Data segment>
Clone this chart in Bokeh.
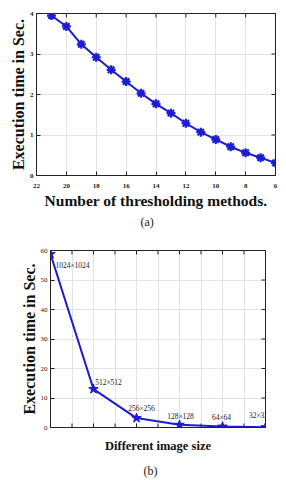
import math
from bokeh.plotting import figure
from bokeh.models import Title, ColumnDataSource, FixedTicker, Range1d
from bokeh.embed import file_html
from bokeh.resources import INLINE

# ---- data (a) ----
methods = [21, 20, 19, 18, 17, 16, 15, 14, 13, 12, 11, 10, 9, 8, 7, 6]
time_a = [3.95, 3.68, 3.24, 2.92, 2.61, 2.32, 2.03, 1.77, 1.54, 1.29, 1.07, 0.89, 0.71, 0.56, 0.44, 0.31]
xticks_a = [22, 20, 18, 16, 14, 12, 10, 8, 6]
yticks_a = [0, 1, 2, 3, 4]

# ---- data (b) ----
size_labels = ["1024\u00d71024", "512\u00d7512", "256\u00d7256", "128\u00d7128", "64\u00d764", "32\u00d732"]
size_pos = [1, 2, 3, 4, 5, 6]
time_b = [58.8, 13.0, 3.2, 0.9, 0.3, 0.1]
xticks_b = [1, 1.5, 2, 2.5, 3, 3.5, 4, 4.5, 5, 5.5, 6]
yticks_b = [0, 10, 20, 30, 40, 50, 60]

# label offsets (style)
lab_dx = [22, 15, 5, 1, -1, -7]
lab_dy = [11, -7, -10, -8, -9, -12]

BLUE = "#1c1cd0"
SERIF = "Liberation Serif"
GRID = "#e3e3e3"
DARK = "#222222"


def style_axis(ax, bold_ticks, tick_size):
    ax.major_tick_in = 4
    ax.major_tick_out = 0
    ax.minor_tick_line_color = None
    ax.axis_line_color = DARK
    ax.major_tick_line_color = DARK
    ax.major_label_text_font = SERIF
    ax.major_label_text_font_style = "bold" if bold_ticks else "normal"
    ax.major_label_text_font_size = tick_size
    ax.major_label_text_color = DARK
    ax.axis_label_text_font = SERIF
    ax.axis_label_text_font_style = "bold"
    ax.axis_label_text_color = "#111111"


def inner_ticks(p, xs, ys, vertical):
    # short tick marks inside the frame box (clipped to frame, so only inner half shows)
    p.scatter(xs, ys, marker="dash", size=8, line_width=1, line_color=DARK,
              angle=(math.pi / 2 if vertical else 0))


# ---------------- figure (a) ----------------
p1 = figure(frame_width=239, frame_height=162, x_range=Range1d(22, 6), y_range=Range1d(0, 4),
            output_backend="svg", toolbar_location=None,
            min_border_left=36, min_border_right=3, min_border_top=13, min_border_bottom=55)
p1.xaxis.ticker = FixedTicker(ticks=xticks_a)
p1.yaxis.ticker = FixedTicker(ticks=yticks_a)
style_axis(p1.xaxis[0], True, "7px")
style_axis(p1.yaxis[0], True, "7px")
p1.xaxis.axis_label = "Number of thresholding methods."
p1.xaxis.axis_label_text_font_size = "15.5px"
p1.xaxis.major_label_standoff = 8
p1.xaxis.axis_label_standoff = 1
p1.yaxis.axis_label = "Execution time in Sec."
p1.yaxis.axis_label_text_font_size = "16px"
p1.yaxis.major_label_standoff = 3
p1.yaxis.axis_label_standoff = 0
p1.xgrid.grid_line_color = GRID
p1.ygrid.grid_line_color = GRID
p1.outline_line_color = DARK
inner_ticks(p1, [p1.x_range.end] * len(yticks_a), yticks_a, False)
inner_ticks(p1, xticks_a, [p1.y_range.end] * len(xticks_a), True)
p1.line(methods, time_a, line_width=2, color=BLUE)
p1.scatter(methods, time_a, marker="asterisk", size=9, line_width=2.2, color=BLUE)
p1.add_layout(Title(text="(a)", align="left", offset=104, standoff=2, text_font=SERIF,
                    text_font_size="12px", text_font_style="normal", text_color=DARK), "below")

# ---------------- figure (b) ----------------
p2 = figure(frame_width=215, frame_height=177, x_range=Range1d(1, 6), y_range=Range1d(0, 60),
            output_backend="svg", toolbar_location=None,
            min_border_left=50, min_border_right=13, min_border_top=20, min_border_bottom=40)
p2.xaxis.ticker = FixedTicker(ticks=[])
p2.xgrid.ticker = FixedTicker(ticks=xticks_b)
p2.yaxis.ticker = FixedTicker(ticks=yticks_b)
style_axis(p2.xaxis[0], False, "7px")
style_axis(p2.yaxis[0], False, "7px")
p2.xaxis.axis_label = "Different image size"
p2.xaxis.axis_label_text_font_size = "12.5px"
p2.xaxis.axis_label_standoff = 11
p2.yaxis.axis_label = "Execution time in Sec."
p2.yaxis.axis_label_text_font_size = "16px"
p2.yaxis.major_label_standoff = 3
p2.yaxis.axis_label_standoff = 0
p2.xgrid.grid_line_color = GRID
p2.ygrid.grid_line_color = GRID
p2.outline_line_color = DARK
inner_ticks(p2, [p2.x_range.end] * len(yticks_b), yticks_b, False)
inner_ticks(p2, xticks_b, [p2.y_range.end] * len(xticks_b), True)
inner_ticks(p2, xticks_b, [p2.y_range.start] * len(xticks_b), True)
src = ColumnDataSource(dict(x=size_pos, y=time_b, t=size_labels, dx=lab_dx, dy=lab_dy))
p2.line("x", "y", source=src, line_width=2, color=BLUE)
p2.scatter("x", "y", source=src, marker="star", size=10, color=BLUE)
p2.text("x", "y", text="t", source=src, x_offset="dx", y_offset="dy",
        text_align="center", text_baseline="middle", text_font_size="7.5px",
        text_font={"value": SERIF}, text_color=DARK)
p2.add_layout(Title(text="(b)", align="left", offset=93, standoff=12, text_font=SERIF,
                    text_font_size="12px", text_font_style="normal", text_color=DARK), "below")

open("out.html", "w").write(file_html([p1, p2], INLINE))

What is asked>
Retype the listing exactly. Pictures do not belong in the copy.

Output>
Clone this chart in Bokeh.
import math
from bokeh.plotting import figure
from bokeh.models import Title, ColumnDataSource, FixedTicker, Range1d
from bokeh.embed import file_html
from bokeh.resources import INLINE

# ---- data (a) ----
methods = [21, 20, 19, 18, 17, 16, 15, 14, 13, 12, 11, 10, 9, 8, 7, 6]
time_a = [3.95, 3.68, 3.24, 2.92, 2.61, 2.32, 2.03, 1.77, 1.54, 1.29, 1.07, 0.89, 0.71, 0.56, 0.44, 0.31]
xticks_a = [22, 20, 18, 16, 14, 12, 10, 8, 6]
yticks_a = [0, 1, 2, 3, 4]

# ---- data (b) ----
size_labels = ["1024\u00d71024", "512\u00d7512", "256\u00d7256", "128\u00d7128", "64\u00d764", "32\u00d732"]
size_pos = [1, 2, 3, 4, 5, 6]
time_b = [58.8, 13.0, 3.2, 0.9, 0.3, 0.1]
xticks_b = [1, 1.5, 2, 2.5, 3, 3.5, 4, 4.5, 5, 5.5, 6]
yticks_b = [0, 10, 20, 30, 40, 50, 60]

# label offsets (style)
lab_dx = [22, 15, 5, 1, -1, -7]
lab_dy = [11, -7, -10, -8, -9, -12]

BLUE = "#1c1cd0"
SERIF = "Liberation Serif"
GRID = "#e3e3e3"
DARK = "#222222"


def style_axis(ax, bold_ticks, tick_size):
    ax.major_tick_in = 4
    ax.major_tick_out = 0
    ax.minor_tick_line_color = None
    ax.axis_line_color = DARK
    ax.major_tick_line_color = DARK
    ax.major_label_text_font = SERIF
    ax.major_label_text_font_style = "bold" if bold_ticks else "normal"
    ax.major_label_text_font_size = tick_size
    ax.major_label_text_color = DARK
    ax.axis_label_text_font = SERIF
    ax.axis_label_text_font_style = "bold"
    ax.axis_label_text_color = "#111111"


def inner_ticks(p, xs, ys, vertical):
    # short tick marks inside the frame box (clipped to frame, so only inner half shows)
    p.scatter(xs, ys, marker="dash", size=8, line_width=1, line_color=DARK,
              angle=(math.pi / 2 if vertical else 0))


# ---------------- figure (a) ----------------
p1 = figure(frame_width=239, frame_height=162, x_range=Range1d(22, 6), y_range=Range1d(0, 4),
            output_backend="svg", toolbar_location=None,
            min_border_left=36, min_border_right=3, min_border_top=13, min_border_bottom=55)
p1.xaxis.ticker = FixedTicker(ticks=xticks_a)
p1.yaxis.ticker = FixedTicker(ticks=yticks_a)
style_axis(p1.xaxis[0], True, "7px")
style_axis(p1.yaxis[0], True, "7px")
p1.xaxis.axis_label = "Number of thresholding methods."
p1.xaxis.axis_label_text_font_size = "15.5px"
p1.xaxis.major_label_standoff = 8
p1.xaxis.axis_label_standoff = 1
p1.yaxis.axis_label = "Execution time in Sec."
p1.yaxis.axis_label_text_font_size = "16px"
p1.yaxis.major_label_standoff = 3
p1.yaxis.axis_label_standoff = 0
p1.xgrid.grid_line_color = GRID
p1.ygrid.grid_line_color = GRID
p1.outline_line_color = DARK
inner_ticks(p1, [p1.x_range.end] * len(yticks_a), yticks_a, False)
inner_ticks(p1, xticks_a, [p1.y_range.end] * len(xticks_a), True)
p1.line(methods, time_a, line_width=2, color=BLUE)
p1.scatter(methods, time_a, marker="asterisk", size=9, line_width=2.2, color=BLUE)
p1.add_layout(Title(text="(a)", align="left", offset=104, standoff=2, text_font=SERIF,
                    text_font_size="12px", text_font_style="normal", text_color=DARK), "below")

# ---------------- figure (b) ----------------
p2 = figure(frame_width=215, frame_height=177, x_range=Range1d(1, 6), y_range=Range1d(0, 60),
            output_backend="svg", toolbar_location=None,
            min_border_left=50, min_border_right=13, min_border_top=20, min_border_bottom=40)
p2.xaxis.ticker = FixedTicker(ticks=[])
p2.xgrid.ticker = FixedTicker(ticks=xticks_b)
p2.yaxis.ticker = FixedTicker(ticks=yticks_b)
style_axis(p2.xaxis[0], False, "7px")
style_axis(p2.yaxis[0], False, "7px")
p2.xaxis.axis_label = "Different image size"
p2.xaxis.axis_label_text_font_size = "12.5px"
p2.xaxis.axis_label_standoff = 11
p2.yaxis.axis_label = "Execution time in Sec."
p2.yaxis.axis_label_text_font_size = "16px"
p2.yaxis.major_label_standoff = 3
p2.yaxis.axis_label_standoff = 0
p2.xgrid.grid_line_color = GRID
p2.ygrid.grid_line_color = GRID
p2.outline_line_color = DARK
inner_ticks(p2, [p2.x_range.end] * len(yticks_b), yticks_b, False)
inner_ticks(p2, xticks_b, [p2.y_range.end] * len(xticks_b), True)
inner_ticks(p2, xticks_b, [p2.y_range.start] * len(xticks_b), True)
src = ColumnDataSource(dict(x=size_pos, y=time_b, t=size_labels, dx=lab_dx, dy=lab_dy))
p2.line("x", "y", source=src, line_width=2, color=BLUE)
p2.scatter("x", "y", source=src, marker="star", size=10, color=BLUE)
p2.text("x", "y", text="t", source=src, x_offset="dx", y_offset="dy",
        text_align="center", text_baseline="middle", text_font_size="7.5px",
        text_font={"value": SERIF}, text_color=DARK)
p2.add_layout(Title(text="(b)", align="left", offset=93, standoff=12, text_font=SERIF,
                    text_font_size="12px", text_font_style="normal", text_color=DARK), "below")

open("out.html", "w").write(file_html([p1, p2], INLINE))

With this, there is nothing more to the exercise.